Imagine you are trying to teach a single robot to play 26 different video games at the same time. Some games are simple, like Pong (just moving a paddle left and right). Others are incredibly complex, like Seaquest (navigating a submarine, avoiding enemies, and managing oxygen).
If you try to teach this robot using a standard "one-size-fits-all" brain, something weird happens. The robot gets really good at Pong very quickly. But as it tries to learn the harder games, it starts to forget how to play the easy ones, or it gets so confused by the conflicting instructions that it stops learning entirely. It's like a student trying to memorize the entire dictionary while simultaneously learning to play the piano; the brain gets overwhelmed, and the learning process "collapses."
This paper, titled "One Model for All Tasks," introduces a new robot brain called ScaleZero that solves this problem. Here is how it works, explained through simple analogies.
The Problem: The "Crowded Classroom"
Think of a standard AI model as a single classroom where all students (tasks) sit at the same desk.
- The Issue: When the teacher (the learning algorithm) tries to give instructions, the loud, simple students (easy tasks like Pong) shout their answers first. The quiet, complex students (hard tasks like Seaquest) can't get a word in.
- The Result: The teacher gets confused by the shouting (this is called gradient conflict). Eventually, the teacher stops listening to anyone, and the complex students give up because their brains go "stiff" (this is called plasticity collapse).
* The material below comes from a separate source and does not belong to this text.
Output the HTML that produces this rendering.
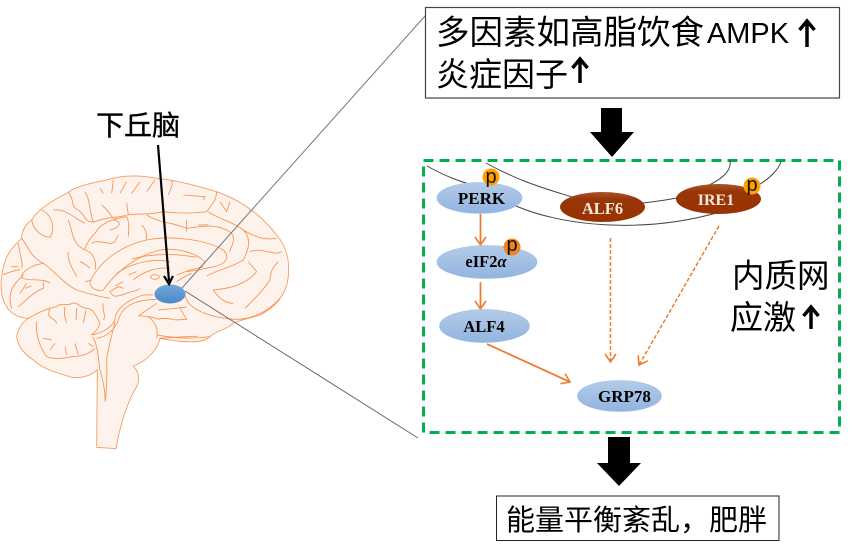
<!DOCTYPE html>
<html>
<head>
<meta charset="utf-8">
<style>
html,body{margin:0;padding:0;background:#fff}
body{width:853px;height:554px;overflow:hidden;position:relative}
svg{position:absolute;left:0;top:0}
.cjk{font-family:"Liberation Sans","Noto Sans CJK SC",sans-serif;fill:#000}
.lab{font-family:"Liberation Serif",serif;font-weight:bold;font-size:17px;text-anchor:middle;fill:#000}
.p{font-family:"Liberation Sans",sans-serif;font-size:20px;text-anchor:middle;fill:#111}
</style>
</head>
<body>
<svg width="853" height="554" viewBox="0 0 853 554" xmlns="http://www.w3.org/2000/svg">
<defs>
<linearGradient id="blue" x1="0" y1="0" x2="0" y2="1"><stop offset="0" stop-color="#b3cbe8"/><stop offset="1" stop-color="#92b4e0"/></linearGradient>
<linearGradient id="bl2" x1="0" y1="0" x2="0" y2="1"><stop offset="0" stop-color="#74a6d8"/><stop offset="1" stop-color="#4a8ac8"/></linearGradient>
<linearGradient id="red" x1="0" y1="0" x2="0" y2="1"><stop offset="0" stop-color="#a9542a"/><stop offset=".25" stop-color="#983608"/><stop offset="1" stop-color="#993300"/></linearGradient>
<marker id="ah" markerWidth="14" markerHeight="14" refX="10" refY="7" orient="auto" markerUnits="userSpaceOnUse"><path d="M2,1.500 L10,7 L2,12.500" fill="none" stroke="#ed7d31" stroke-width="1.600"/></marker>
</defs>

<!-- brain -->
<g transform="translate(0,160) scale(.3333)">
<path d="M290,862 L292,630 C270,650 240,655 215,652 C180,640 130,630 100,600 C70,580 55,560 50,530 C55,500 70,485 85,475 C60,475 30,460 20,440 C5,420 0,380 5,350 C10,310 20,280 50,250 L65,235 C65,210 80,190 95,180 C110,150 160,120 205,97 C230,75 300,65 340,55 C380,45 420,45 470,55 C530,60 600,80 650,95 C720,120 780,160 830,225 C860,260 870,300 865,350 C860,400 830,440 780,465 C750,475 720,480 700,490 C680,510 650,510 630,530 C610,550 560,550 480,535 C475,560 450,600 400,618 C420,640 420,660 410,680 C380,730 360,800 348,866 Z" fill="#fef3ec" stroke="#f59a5c" stroke-width="2.6"/>
<g fill="none" stroke="#f7924e" stroke-width="2.6">
<path d="M270,365 C300,300 370,255 440,240 C520,225 620,240 670,270 C690,290 680,310 650,318 C620,325 600,330 560,335"/>
<path d="M270,365 C270,385 290,395 310,390 C340,345 400,290 480,270 C530,262 600,280 615,310"/>
<path d="M395,298 C450,280 530,280 590,292 M350,340 C400,305 470,295 510,305 M400,360 C430,335 470,320 510,325"/>
<path d="M205,97 C225,120 210,140 235,150 C260,170 255,190 285,185 C320,170 350,175 380,165 C420,160 450,165 490,155 C530,160 580,160 620,155 C640,130 650,115 650,95"/>
<path d="M95,180 C100,215 130,230 150,232 C170,200 150,160 125,150 M160,150 C200,145 230,180 255,190 M205,180 C220,220 215,250 255,270 C285,280 290,310 285,330 M65,235 C85,260 90,290 130,310 C160,330 190,370 230,390 C260,400 300,410 330,415"/>
<path d="M285,220 C265,240 255,260 255,270 M285,220 C300,190 340,175 380,170 C390,190 385,210 385,230 M275,250 C300,235 330,260 345,245 L355,225 M340,180 C360,180 370,200 330,210"/>
<path d="M440,165 C480,190 510,185 560,205 C600,200 640,190 680,210 C720,230 690,260 690,275 M560,180 L560,215 M595,195 L625,195 M625,155 C650,175 700,185 730,210 C760,240 740,280 730,300 C690,325 650,330 620,348"/>
<path d="M730,210 C770,235 800,240 830,235 M750,275 C790,260 820,290 845,275 M640,390 C700,385 740,370 770,335 L745,305 M640,390 C660,420 680,430 700,430 M735,445 C770,410 790,390 810,360 C810,335 820,320 835,305"/>
<path d="M555,405 C560,440 610,470 700,478 C750,480 800,460 840,415"/>
<path d="M205,275 C200,300 220,330 230,350 M240,305 C255,310 265,320 270,325 M255,365 L275,360"/>
<path d="M130,310 C100,315 80,325 65,345 C60,370 130,350 150,370 M70,345 C40,375 20,395 35,445 M130,365 L130,385 C100,395 70,430 55,440 M60,400 L80,370 M75,385 L95,378"/>
<path d="M55,250 C60,290 70,310 65,325 M35,320 L55,320 M10,345 C25,335 40,335 60,328"/>
<path d="M85,475 C110,460 140,445 170,440 C185,425 205,440 215,430 C235,425 240,445 260,445 C280,445 290,470 300,490 C295,510 280,520 275,525 M110,485 C105,530 125,570 140,590 C165,600 190,595 215,590 C245,590 270,580 285,565 M150,445 C135,480 165,470 170,490 M195,440 C190,460 195,475 200,490 M230,445 L228,480 M258,450 L250,490 M130,535 L155,540 M150,570 L165,550 M195,560 L200,585 M225,550 L235,585 M265,550 L280,560"/>
<path d="M275,525 C300,520 330,510 345,480 C345,450 380,420 430,405 L460,405 M290,535 C320,530 345,510 355,480 C365,440 400,420 470,418"/>
<path d="M278,530 C295,560 295,600 300,630 C310,660 315,700 316,725 C320,680 322,640 320,600 C325,560 340,510 345,485"/>
<path d="M416,467 L470,430 M416,467 C440,470 460,470 475,478 C495,470 520,480 530,480 L560,478 L540,445 M475,450 L530,445 C545,440 555,445 560,440"/>
<path d="M480,535 C530,530 590,530 595,528 M470,525 C500,530 560,540 630,530 M445,470 C470,490 475,510 470,535"/>
<ellipse cx="465" cy="351" rx="13" ry="7"/>
<path d="M330,395 L355,380 L370,385 M330,395 C340,415 350,410 380,400 C400,390 415,395 420,385 M310,430 C305,450 320,470 310,480"/>
<path d="M385,345 L410,335 M345,378 L370,365 M530,345 L570,330 L610,320 M530,365 C545,355 560,345 575,340"/>
<path d="M300,85 L310,100 M340,60 L335,100 M380,65 L360,100 M420,65 L395,100 M465,60 L440,95 M515,60 C520,80 510,90 505,105 M550,105 L615,110 L610,120 M255,95 C275,130 265,150 280,185 M660,125 L680,155 L690,125 M305,135 C325,150 330,165 340,175 M380,130 L385,165 M425,195 C440,210 440,225 440,240"/>
</g>
</g>

<!-- guide lines -->
<line x1="182" y1="288" x2="425" y2="16" stroke="#777" stroke-width="1"/>
<line x1="185" y1="291" x2="418" y2="438" stroke="#666" stroke-width="1"/>

<!-- hypothalamus -->
<ellipse cx="170" cy="294" rx="15.500" ry="9.500" fill="url(#bl2)"/>
<line x1="158" y1="145" x2="169" y2="281" stroke="#000" stroke-width="2.200"/>
<path d="M164,276 L169,284 L173,276" fill="none" stroke="#000" stroke-width="2.200"/>
<text class="cjk" x="96" y="135" font-size="28" stroke="#000" stroke-width=".35">下丘脑</text>

<!-- top box -->
<rect x="425.500" y="7.500" width="414" height="90.500" fill="#fff" stroke="#444" stroke-width="1.200"/>
<text class="cjk" x="436" y="44" font-size="33.500">多因素如高脂饮食</text>
<text class="cjk" x="707" y="43" font-size="28.500" textLength="82" lengthAdjust="spacingAndGlyphs">AMPK</text>
<text class="cjk" x="436" y="86" font-size="33">炎症因子</text>
<path d="M807,47 L807,21 M799.500,30 L807,21 L814.500,30" fill="none" stroke="#000" stroke-width="3.500"/>
<path d="M580,83 L580,59 M572.500,68 L580,59 L587.500,68" fill="none" stroke="#000" stroke-width="3.500"/>

<!-- block arrows -->
<polygon points="601,108 622,108 622,132 634,132 612,157 590,132 601,132" fill="#000"/>
<polygon points="608,437 630,437 630,463 641,463 619,486 597,463 608,463" fill="#000"/>

<!-- green dashed box -->
<rect x="423.500" y="160.500" width="416" height="272" fill="none" stroke="#00b050" stroke-width="3" stroke-dasharray="10 6"/>

<!-- membrane -->
<g fill="none" stroke="#444" stroke-width="1">
<path d="M427,166 C445,176 460,182 480,187"/>
<path d="M486,163 C520,182 550,190 572,197"/>
<path d="M516,206 C560,225 640,235 720,212"/>
<path d="M643,203 C660,201 675,199 690,195"/>
<path d="M707,186 C720,180 732,172 730,160"/>
<path d="M760,184 C770,178 778,170 781,162"/>
</g>

<!-- connectors -->
<g fill="none" stroke="#ed7d31" stroke-width="1.800">
<line x1="480.500" y1="214" x2="480.500" y2="245" marker-end="url(#ah)"/>
<line x1="480.500" y1="282" x2="480.500" y2="309" marker-end="url(#ah)"/>
<line x1="487" y1="344" x2="570" y2="382" marker-end="url(#ah)"/>
<line x1="610.500" y1="238" x2="610.500" y2="362" stroke-width="1.500" stroke-dasharray="4 2" marker-end="url(#ah)"/>
<line x1="719" y1="226" x2="639" y2="365" stroke-width="1.500" stroke-dasharray="4 2" marker-end="url(#ah)"/>
</g>

<!-- nodes -->
<ellipse cx="479.500" cy="198" rx="42.500" ry="15.500" fill="url(#blue)" stroke="#9dbde3" stroke-width=".6"/>
<text class="lab" x="481.500" y="204">PERK</text>
<ellipse cx="487" cy="262" rx="50" ry="16.500" fill="url(#blue)" stroke="#9dbde3" stroke-width=".6"/>
<text class="lab" x="486" y="267" style="font-size:16.500px">eIF2<tspan font-style="italic">α</tspan></text>
<ellipse cx="484.500" cy="326" rx="45" ry="16.500" fill="url(#blue)" stroke="#9dbde3" stroke-width=".6"/>
<text class="lab" x="484" y="332" style="font-size:16.500px">ALF4</text>
<ellipse cx="619.500" cy="396" rx="42" ry="15.500" fill="url(#blue)" stroke="#9dbde3" stroke-width=".6"/>
<text class="lab" x="624.500" y="402">GRP78</text>
<ellipse cx="602.500" cy="207" rx="42.500" ry="15" fill="url(#red)"/>
<text class="lab" x="602.500" y="214" style="fill:#f6e8de;font-size:16.500px">ALF6</text>
<ellipse cx="718.500" cy="199" rx="42.500" ry="15" fill="url(#red)"/>
<text class="lab" x="716" y="205" style="fill:#f6e8de;font-size:16px">IRE1</text>

<!-- phospho badges -->
<circle cx="491" cy="177" r="8.500" fill="#ffa000"/>
<text class="p" x="491" y="183">p</text>
<circle cx="512" cy="247" r="8.500" fill="#f58220"/>
<text class="p" x="512" y="251">p</text>
<circle cx="752" cy="186" r="8.500" fill="#ffa000"/>
<text class="p" x="752" y="191">p</text>

<!-- side labels -->
<text class="cjk" x="732" y="287" font-size="32.500">内质网</text>
<text class="cjk" x="730" y="329" font-size="33">应激</text>
<path d="M811,329 L811,307 M803.500,316 L811,307 L818.500,316" fill="none" stroke="#000" stroke-width="3.500"/>

<!-- bottom box -->
<rect x="496.500" y="496" width="282.500" height="44.500" fill="#fff" stroke="#222" stroke-width="1"/>
<text class="cjk" x="506" y="530" font-size="29">能量平衡紊乱，肥胖</text>
</svg>
</body>
</html>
The robot learns nothing new.
The Solution: ScaleZero (The "Specialized Workshop")
The authors realized that instead of forcing everyone to sit at one desk, you need a Mixture of Experts (MoE).
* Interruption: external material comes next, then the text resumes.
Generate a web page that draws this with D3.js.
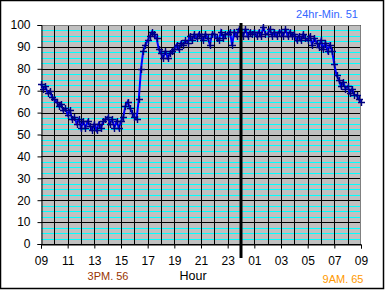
<!DOCTYPE html>
<html>
<head>
<meta charset="utf-8">
<script src="https://cdn.jsdelivr.net/npm/d3@7"></script>
<style>
  body { margin: 0; background: #fff; }
  text { font-family: "Liberation Sans", Arial, sans-serif; }
</style>
</head>
<body>
<div id="chart"></div>
<script>
// readings every 10 minutes, 09:00 -> 09:00 next day
const START_HOUR = 9;
const STEP_MIN = 10;
const readings = [
    73, 71, 72, 69, 70, 67,   // 09
    66, 65, 63, 64, 61, 62,   // 10
    59, 61, 57, 58, 55, 57,   // 11
    53, 56, 53, 56, 54, 52,   // 12
    55, 52, 55, 53, 56, 57,   // 13
    58, 55, 57, 53, 56, 53,   // 14
    56, 58, 63, 65, 62, 60,   // 15
    58, 57, 66, 80, 88, 91,   // 16
    93, 95, 97, 96, 94, 89,   // 17
    87, 85, 88, 85, 87, 88,   // 18
    89, 91, 89, 92, 91, 93,   // 19
    92, 95, 93, 96, 94, 96,   // 20
    95, 93, 96, 94, 91, 96,   // 21
    96, 94, 93, 97, 94, 96,   // 22
    96, 97, 91, 97, 95, 98,   // 23
    97, 95, 98, 95, 97, 96,   // 00
    97, 95, 97, 95, 99, 96,   // 01
    96, 98, 95, 97, 95, 97,   // 02
    97, 95, 98, 95, 97, 95,   // 03
    96, 93, 95, 93, 96, 94,   // 04
    93, 95, 91, 94, 92, 90,   // 05
    93, 89, 92, 88, 91, 88,   // 06
    82, 77, 75, 72, 74, 71,   // 07
    72, 69, 71, 68, 68, 66,   // 08
    65                        // 09
];
const hourLabels = ["09", "11", "13", "15", "17", "19", "21", "23", "01", "03", "05", "07", "09"];
const yTicks = [0, 10, 20, 30, 40, 50, 60, 70, 80, 90, 100];
const minorStep = 2.5;
const midnightHour = 15;   // hours after start
const notes = { min: "24hr-Min. 51", pm3: "3PM. 56", am9: "9AM. 65" };

const W = 385, H = 290;
const plot = { left: 41, right: 361, top: 25, bottom: 244 };

const svg = d3.select("#chart").append("svg")
    .attr("width", W)
    .attr("height", H);

svg.append("rect")
    .attr("x", 0.5).attr("y", 0.5)
    .attr("width", W - 2).attr("height", H - 2)
    .attr("fill", "#fff")
    .attr("stroke", "#000")
    .attr("stroke-width", 1.5);

const x = d3.scaleLinear().domain([0, 24]).range([plot.left, plot.right]);
const y = d3.scaleLinear().domain([0, 100]).range([plot.bottom, plot.top]);

// plot area
svg.append("rect")
    .attr("x", plot.left).attr("y", plot.top)
    .attr("width", plot.right - plot.left)
    .attr("height", plot.bottom - plot.top)
    .attr("fill", "#c0c0c0");

// minor horizontal gridlines (cyan)
svg.append("g")
    .attr("transform", "translate(" + plot.left + ",0)")
    .call(d3.axisLeft(y).tickValues(d3.range(minorStep, 100, minorStep).filter(v => v % 10 != 0))
        .tickSize(-(plot.right - plot.left)).tickFormat(""))
    .call(g => g.select(".domain").remove())
    .call(g => g.selectAll("line").attr("stroke", "#00ffff").attr("shape-rendering", "crispEdges"));

// major horizontal gridlines
svg.append("g")
    .attr("transform", "translate(" + plot.left + ",0)")
    .call(d3.axisLeft(y).tickValues(yTicks).tickSize(-(plot.right - plot.left)).tickFormat(""))
    .call(g => g.select(".domain").remove())
    .call(g => g.selectAll("line").attr("stroke", "#000").attr("shape-rendering", "crispEdges"));

// vertical gridlines every hour
svg.append("g")
    .attr("transform", "translate(0," + plot.bottom + ")")
    .call(d3.axisBottom(x).tickValues(d3.range(1, 24)).tickSize(-(plot.bottom - plot.top)).tickFormat(""))
    .call(g => g.select(".domain").remove())
    .call(g => g.selectAll("line").attr("stroke", "#000").attr("shape-rendering", "crispEdges"));

// plot border top / right (gray)
svg.append("path")
    .attr("d", "M" + plot.left + "," + (plot.top + 0.5) + "H" + (plot.right - 0.5) + "V" + plot.bottom)
    .attr("fill", "none")
    .attr("stroke", "#808080");

// y axis
const yAxis = svg.append("g")
    .attr("transform", "translate(" + (plot.left + 0.5) + ",0)")
    .call(d3.axisLeft(y).tickValues(yTicks).tickSize(4).tickPadding(7))
    .call(g => g.select(".domain").attr("stroke", "#000"));
yAxis.selectAll("text")
    .style("font-size", "12px")
    .attr("fill", "#000");

// x axis
const xAxis = svg.append("g")
    .attr("transform", "translate(0," + (plot.bottom + 0.5) + ")")
    .call(d3.axisBottom(x).tickValues(d3.range(0, 25, 2)).tickSize(4).tickPadding(8)
        .tickFormat((d, i) => hourLabels[i]))
    .call(g => g.select(".domain").attr("stroke", "#000"));
xAxis.selectAll("text")
    .style("font-size", "12px")
    .attr("fill", "#000");

// data
const pts = readings.map((v, i) => ({ t: i * STEP_MIN / 60, v: v }));

svg.append("path")
    .datum(pts)
    .attr("fill", "none")
    .attr("stroke", "#0000ff")
    .attr("stroke-width", 2)
    .attr("d", d3.line().x(d => x(d.t)).y(d => y(d.v)));

svg.append("g")
    .selectAll("path")
    .data(pts)
    .join("path")
    .attr("transform", d => "translate(" + Math.round(x(d.t)) + "," + Math.round(y(d.v)) + ")")
    .attr("d", "M-3,0.5H4M0.5,-3V4")
    .attr("stroke", "#000080")
    .attr("stroke-width", 1.4)
    .attr("fill", "none");

// midnight marker
svg.append("line")
    .attr("x1", x(midnightHour)).attr("x2", x(midnightHour))
    .attr("y1", plot.top - 2).attr("y2", 258)
    .attr("stroke", "#000")
    .attr("stroke-width", 3);

// titles / notes
svg.append("text")
    .attr("x", 193).attr("y", 280)
    .attr("text-anchor", "middle")
    .style("font-size", "12.5px")
    .text("Hour");

svg.append("text")
    .attr("x", 108).attr("y", 280)
    .attr("text-anchor", "middle")
    .style("font-size", "11px")
    .attr("fill", "#993300")
    .text(notes.pm3);

svg.append("text")
    .attr("x", 343).attr("y", 283)
    .attr("text-anchor", "middle")
    .style("font-size", "11px")
    .attr("fill", "#ff9900")
    .text(notes.am9);

svg.append("text")
    .attr("x", 327).attr("y", 18)
    .attr("text-anchor", "middle")
    .style("font-size", "11px")
    .attr("fill", "#3366ff")
    .text(notes.min);
</script>
</body>
</html>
Imagine the robot's brain is no longer one classroom, but a giant workshop with many specialized stations.
- The Router (The Foreman): There is a smart foreman who looks at the task. If the robot needs to play Pong, the foreman sends the data to the "Paddle Station." If it needs to play Seaquest, it sends the data to the "Submarine Station."
- The Experts: Each station has its own specialist who only works on that specific type of problem.
- Why it works: The "Paddle Station" doesn't get distracted by the "Submarine Station." They don't shout over each other. This keeps the robot's brain flexible and able to learn new, difficult things without forgetting the old, easy things.
The Second Innovation: DPS (The "Smart Budget")
Even with specialized stations, there's a second problem: Wasting resources.
Imagine you have a budget of 100 hours to train the robot. If you spend 50 hours training the robot on Pong (which it already mastered in 10 hours), you are wasting 40 hours.
The authors introduced a strategy called Dynamic Parameter Scaling (DPS). Think of this as a smart project manager:
- Watch and Wait: The manager watches the robot. As soon as the robot masters Pong, the manager says, "Great! Stop training on Pong."
- Expand Only When Needed: The manager takes the saved time and money and immediately builds a new specialized station for the next hard game the robot is struggling with.
- Freeze the Past: The manager "freezes" the Pong station so it doesn't accidentally get messed up while the robot learns the new game.
This means the robot learns faster and uses less energy (fewer interactions with the game world) because it only spends time on the things it hasn't figured out yet.
The Results: A True "Generalist"
The team tested this new robot (ScaleZero) on three very different worlds:
- Atari Games: 26 classic video games (visual, fast-paced).
- DMC: Robot control simulations (physics-based, continuous movement).
- Jericho: Text-based adventure games (reading, logic, long planning).
The Outcome:
- Performance: A single ScaleZero robot performed just as well as 26 different robots, each trained only on one specific game. It didn't just "get by"; it actually mastered the hardest games that previous robots failed at.
- Efficiency: When using the "Smart Budget" (DPS) strategy, the robot achieved the same results using 28.5% less data. It was like finishing a marathon in record time by only running when necessary and resting when not.
The Big Picture
This paper is a major step toward creating Generalist AI—robots that aren't just good at one thing, but can learn anything on the fly.
- Old Way: Build a new brain for every new job.
- ScaleZero Way: Build one flexible brain with specialized tools that turn on only when needed, managed by a smart system that knows exactly when to stop and when to start.
It's the difference between hiring a different specialist for every single problem versus hiring one brilliant project manager who can instantly assemble the perfect team for whatever challenge arises.